Angela and I have been doing retreats for over a decade. If you count the experiences I designed and led as both a Boy Scout and Army officer, I’ve been at this for going on three decades. Angela has a similar background, more focused on academia and sports. We’ve learned a thing or two about the ingredients that need to be in place for a deep transformative event.
The Whole Is More Than the Sum of Its Parts
But more than the individual ingredients, it’s how they all come together. Remove one and the whole doesn’t work as well.
Trust me, we wish it were easier to decompose the retreats into parts. Creating all-inclusive events — where everyone stays at the same place, has their own space, and doesn’t have to worry about food — adds to the cost significantly. Even more expensive: having them be long enough that people have space and time to recover and find themselves.

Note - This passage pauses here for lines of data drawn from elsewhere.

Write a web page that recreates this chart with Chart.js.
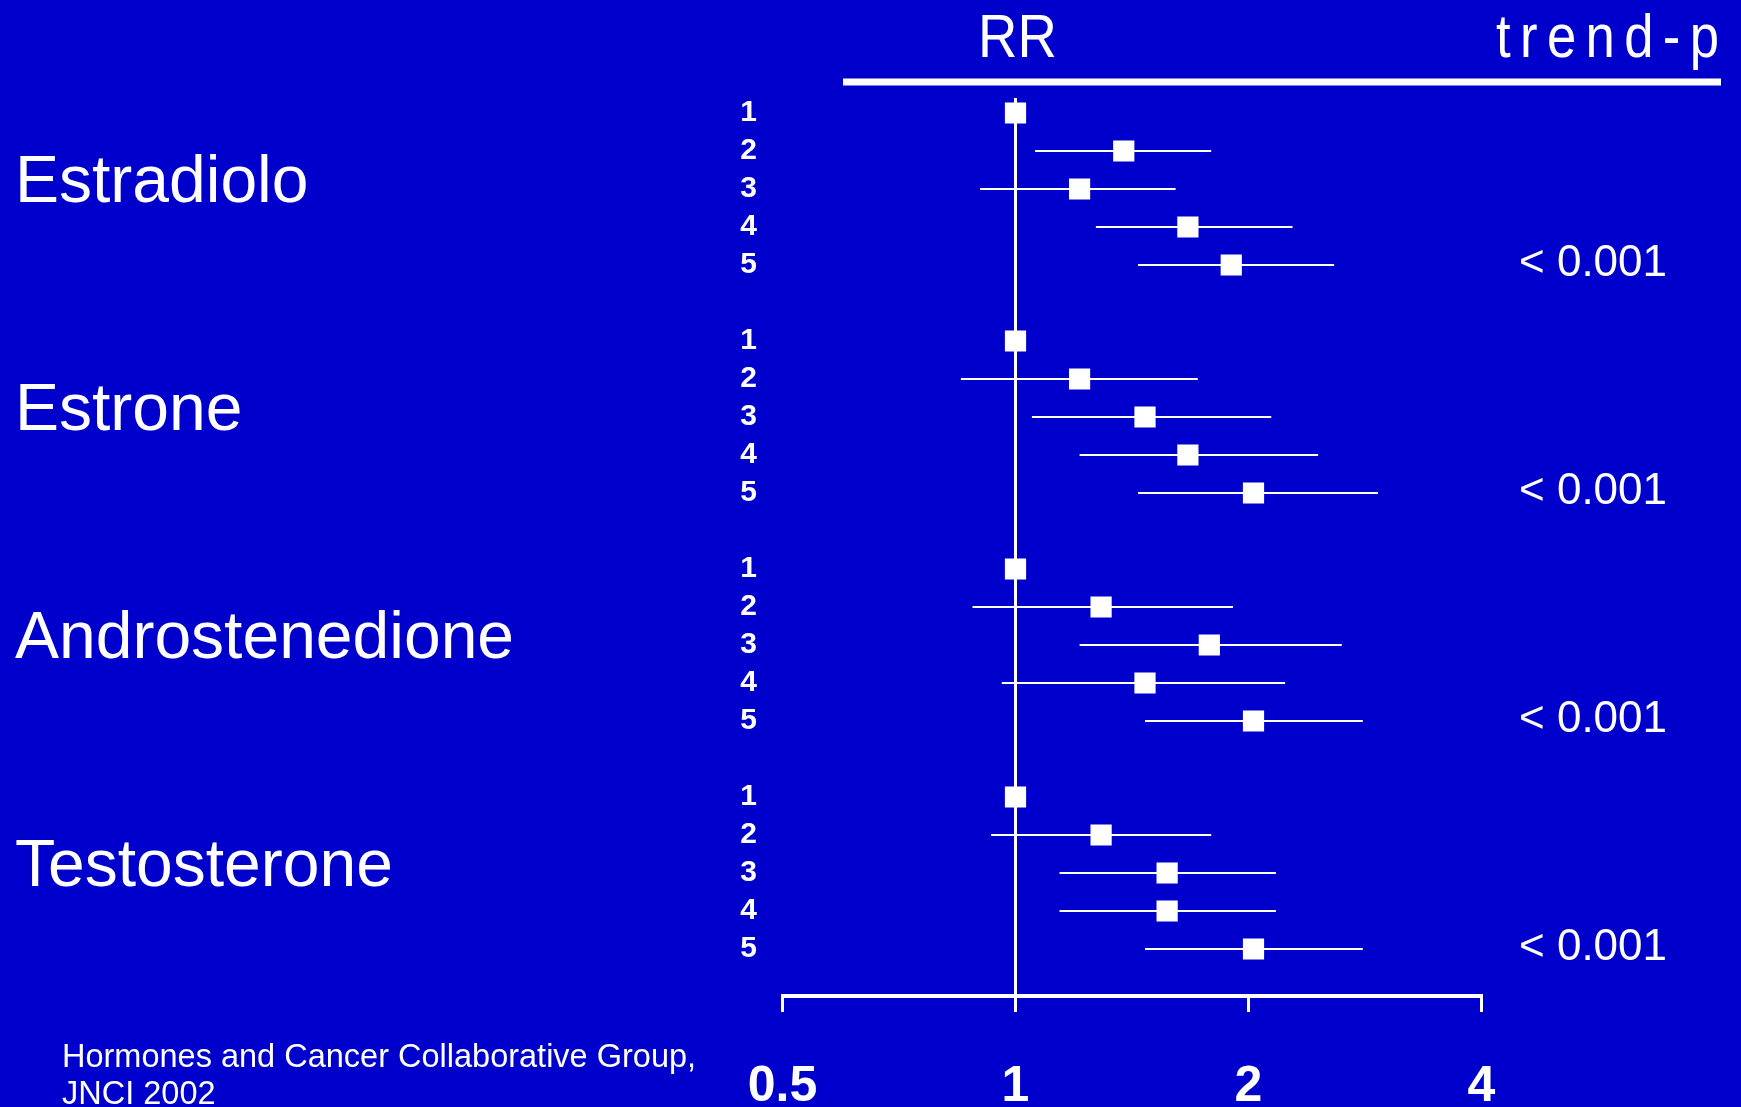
<!DOCTYPE html>
<html>
<head>
<meta charset="utf-8">
<script src="https://cdn.jsdelivr.net/npm/chart.js@4/dist/chart.umd.min.js"></script>
<style>
  html, body { margin: 0; padding: 0; background: #0000cc; overflow: hidden; }
  #wrap { width: 1741px; height: 1107px; }
</style>
</head>
<body>
<div id="wrap"><canvas id="c" width="1741" height="1107"></canvas></div>
<script>
// ---- data ----
const groups = ['Estradiolo', 'Estrone', 'Androstenedione', 'Testosterone'];
const quintiles = ['1', '2', '3', '4', '5'];
const estradiolRR = [1.00, 1.38, 1.21, 1.67, 1.90];
const estradiolLo = [null, 1.06, 0.90, 1.27, 1.44];
const estradiolHi = [null, 1.79, 1.61, 2.28, 2.58];
const estroneRR = [1.00, 1.21, 1.47, 1.67, 2.03];
const estroneLo = [null, 0.85, 1.05, 1.21, 1.44];
const estroneHi = [null, 1.72, 2.14, 2.46, 2.94];
const androRR = [1.00, 1.29, 1.78, 1.47, 2.03];
const androLo = [null, 0.88, 1.21, 0.96, 1.47];
const androHi = [null, 1.91, 2.64, 2.23, 2.81];
const testoRR = [1.00, 1.29, 1.57, 1.57, 2.03];
const testoLo = [null, 0.93, 1.14, 1.14, 1.47];
const testoHi = [null, 1.79, 2.17, 2.17, 2.81];
const trendP = ['< 0.001', '< 0.001', '< 0.001', '< 0.001'];
const xTickValues = [0.5, 1, 2, 4];
const xTickLabels = ['0.5', '1', '2', '4'];
const headerRR = 'RR';
const headerP = 'trend-p';
const sourceLines = ['Hormones and Cancer Collaborative Group,', 'JNCI 2002'];

// ---- build datasets ----
const rrSets = [estradiolRR, estroneRR, androRR, testoRR];
const loSets = [estradiolLo, estroneLo, androLo, testoLo];
const hiSets = [estradiolHi, estroneHi, androHi, testoHi];
const ROWS_PER_GROUP = quintiles.length + 1; // one blank row between groups

const rowIndex = (g, q) => g * ROWS_PER_GROUP + q;
const tickRows = [];
const points = [];
const ciSegments = [];
groups.forEach((name, g) => {
  quintiles.forEach((lab, q) => {
    const r = rowIndex(g, q);
    tickRows.push(r);
    points.push({ x: rrSets[g][q], y: r });
    if (loSets[g][q] != null && hiSets[g][q] != null) {
      ciSegments.push({ x: loSets[g][q], y: r });
      ciSegments.push({ x: hiSets[g][q], y: r });
      ciSegments.push({ x: null, y: null });
    }
  });
});

const WHITE = '#ffffff';
const SANS = "'Liberation Sans', Arial, sans-serif";

const decorPlugin = {
  id: 'decor',
  beforeDatasetsDraw(chart) {
    const { ctx, chartArea, scales } = chart;
    const x1 = scales.x.getPixelForValue(1);
    ctx.save();
    ctx.strokeStyle = WHITE;
    ctx.lineWidth = 3;
    ctx.beginPath();
    ctx.moveTo(x1, chartArea.top);
    ctx.lineTo(x1, chartArea.bottom);
    ctx.stroke();
    ctx.restore();
  },
  afterDraw(chart) {
    const { ctx, scales } = chart;
    const y = scales.y;
    ctx.save();
    ctx.fillStyle = WHITE;
    ctx.strokeStyle = WHITE;
    // header rule
    ctx.lineWidth = 7;
    ctx.beginPath();
    ctx.moveTo(843, 82);
    ctx.lineTo(1721, 82);
    ctx.stroke();
    // headers (condensed look)
    ctx.textBaseline = 'alphabetic';
    ctx.font = '62px ' + SANS;
    ctx.save();
    ctx.translate(scales.x.getPixelForValue(1) + 2, 57);
    ctx.scale(0.88, 1);
    ctx.textAlign = 'center';
    ctx.fillText(headerRR, 0, 0);
    ctx.restore();
    ctx.save();
    ctx.translate(1496, 57);
    ctx.scale(0.85, 1);
    ctx.textAlign = 'left';
    try { ctx.letterSpacing = '11px'; } catch (e) {}
    ctx.fillText(headerP, 0, 0);
    try { ctx.letterSpacing = '0px'; } catch (e) {}
    ctx.restore();
    // group names and trend p-values
    groups.forEach((name, g) => {
      const mid = y.getPixelForValue(rowIndex(g, 2));
      ctx.font = '66px ' + SANS;
      ctx.textAlign = 'left';
      ctx.fillText(name, 15, mid + 13);
      const last = y.getPixelForValue(rowIndex(g, quintiles.length - 1));
      ctx.font = '44px ' + SANS;
      ctx.fillText(trendP[g], 1519, last + 11);
    });
    // source
    ctx.font = '32.5px ' + SANS;
    ctx.textAlign = 'left';
    ctx.fillText(sourceLines[0], 62, 1067);
    ctx.fillText(sourceLines[1], 62, 1104);
    ctx.restore();
  }
};

new Chart(document.getElementById('c'), {
  type: 'scatter',
  data: {
    datasets: [
      {
        label: 'CI',
        data: ciSegments,
        showLine: true,
        spanGaps: false,
        borderColor: WHITE,
        borderWidth: 2,
        pointRadius: 0,
        pointHoverRadius: 0
      },
      {
        label: 'RR',
        data: points,
        pointStyle: 'rect',
        pointRadius: 15,
        pointHoverRadius: 15,
        backgroundColor: WHITE,
        borderColor: WHITE,
        borderWidth: 0
      }
    ]
  },
  options: {
    responsive: false,
    animation: false,
    devicePixelRatio: 1,
    layout: { padding: { top: 98, right: 259.5, left: 0, bottom: 0 } },
    plugins: { legend: { display: false }, tooltip: { enabled: false } },
    scales: {
      x: {
        type: 'logarithmic',
        position: 'bottom',
        min: 0.5,
        max: 4,
        afterBuildTicks: (s) => { s.ticks = xTickValues.map(v => ({ value: v })); },
        afterFit: (s) => { s.height = 111; },
        border: { display: true, color: WHITE, width: 4 },
        grid: {
          display: true,
          drawOnChartArea: false,
          drawTicks: true,
          tickLength: 16,
          color: WHITE,
          lineWidth: 3,
          tickWidth: 3,
          tickColor: WHITE
        },
        ticks: {
          autoSkip: false,
          maxRotation: 0,
          color: WHITE,
          padding: 45,
          font: { family: SANS, size: 50, weight: 'bold' },
          callback: (v) => {
            const i = xTickValues.indexOf(v);
            return i >= 0 ? xTickLabels[i] : '';
          }
        }
      },
      y: {
        type: 'linear',
        reverse: true,
        min: -0.395,
        max: 23.237,
        afterBuildTicks: (s) => { s.ticks = tickRows.map(v => ({ value: v })); },
        afterFit: (s) => { s.width = 782.5; },
        border: { display: false },
        grid: { display: false, drawTicks: false },
        ticks: {
          autoSkip: false,
          color: WHITE,
          padding: 25.5,
          font: { family: SANS, size: 30, weight: 'bold' },
          callback: (v) => quintiles[v % ROWS_PER_GROUP] ?? ''
        }
      }
    }
  },
  plugins: [decorPlugin]
});
</script>
</body>
</html>
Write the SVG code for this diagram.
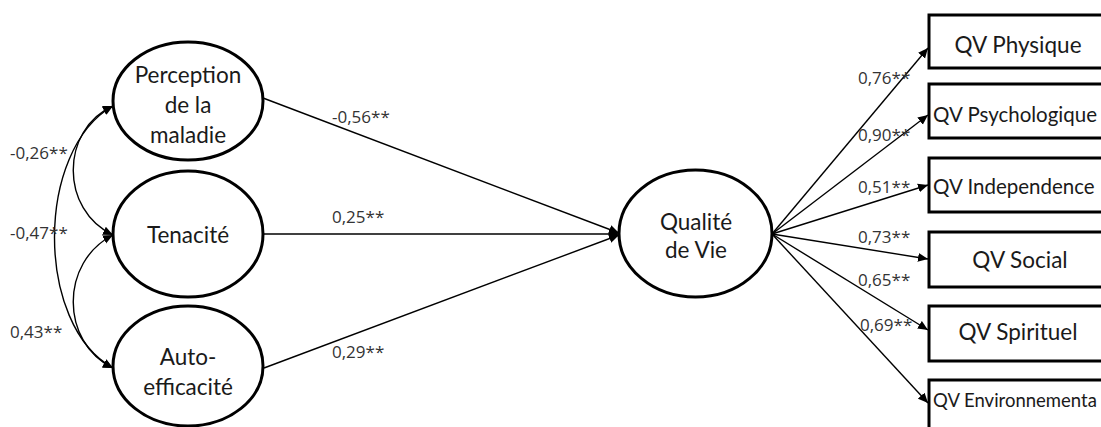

But every time we’re brought into an event that someone else is hosting that doesn’t have those baked in, it’s palpable what the difference is. Most participants of those events are so focused on running from thing to thing and then getting food and then meeting people and then posting on social media and then checking in for their flight and then…
Well, it starts to feel like a different version of their normal days.
We want our participants to feel what a new normal day could be and we can’t get them to feel it by talking about it. They have to experience it.
So instead of hiding the total cost of the event by only focusing on the “programming” and leaving people to focus on their own food and lodging, we make the whole experience the programming and the cost is relatively the same.
That total cost is the second-biggest barrier most people have.
The Obstacles Are the Way
The first-biggest barrier a lot of people have is prioritizing their needs, wants, and dreams. Yes, the retreat is a significant investment for some, but no more than some of the other things they’re paying for, including “cheaper” conferences, teammates who aren’t really performing, and “vacations” that require them to recover after.
But many people — especially the women and people of color we attract — have to address the obstacles of their guilt, shame, and self-worth.
That’s part of what the participant who posed the starting question was dealing with. While she framed it as being about the retreat, she knew she was going to need to make some changes to her business, her home, and her inner expectations.
That this was coming up for her on the second-to-last day wasn’t a surprise. That’s when we were shifting from the personal journey to the journey of changing their world.
These are the very same obstacles that keep most of us from doing what really matters to us. In the moment, it’s so much easier for us to not deal with those and cram our schedules with OPP (other people’s priorities), busyness, and ephemera.
But over the course of quarters, years, seasons, and decades, we’re buried underneath all those easier-in-the-moment decisions that became precedents and routines… that became our life… that became just what we have to do.
You can’t level up if you’re not centering yourself, because there’s nothing there firm enough to make the changes. As I wrote in Start Finishing, “to trade (level) up, you have to let go.”
So, whether it’s the Level Up Retreat or some other experience that you’re considering, I’ll leave you with a similar question: “If you can do experiences that (might) really work for you, what’s wrong with that?”